A Buy/Sell agreement is important for business succession planning.  A Buy/Sell Agreement provides for the future transfer of your business interest to a co-owner, or for the purchase of a co-owner’s business interest by you, upon certain events occurring. Those events may include death, incapacity and retirement.

A Buy/Sell Agreement can ensure a seamless continuation of your business upon your death or that of your business partner, allowing the survivor to buy the deceased partner’s share using a valuation process and payment plan set forth in the agreement.

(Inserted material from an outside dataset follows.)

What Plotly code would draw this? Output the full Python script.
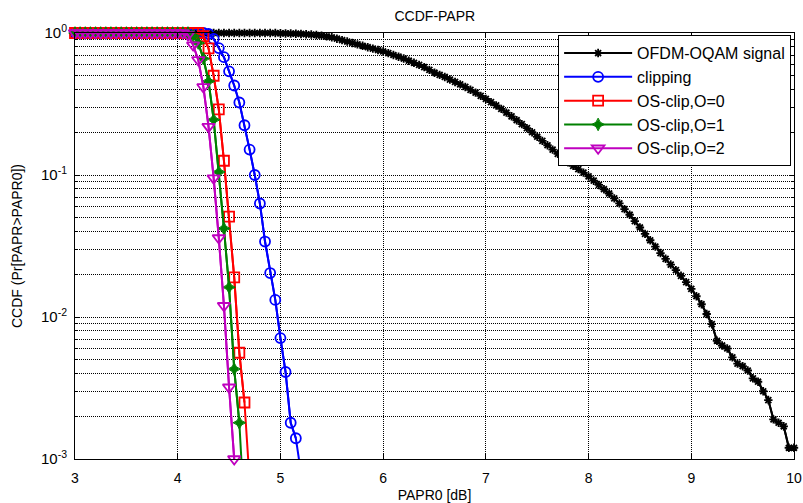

If you or your business partner do not have a Buy/Sell Agreement in place, the deceased partner’s business interest will automatically pass to the deceased’s heirs — leading to potential disputes that can disrupt business.



When does a business need a Buy/Sell Agreement?

Every business that is co-owned should have a Buy/Sell Agreement.  Without a Buy/Sell Agreement in place, the business owners live with unnecessary risk.

How is the business valued when being bought out by a co-owner?

The business can be valued by a professional appraiser or by using a valuation formula that includes reviewing financial statements from previous years.  It is recommended that the valuation method be addressed in the Buy/Sell Agreement so the co-owners agree upon the valuation approach in advance. This will help alleviate confusion and disputes when the buyout occurs.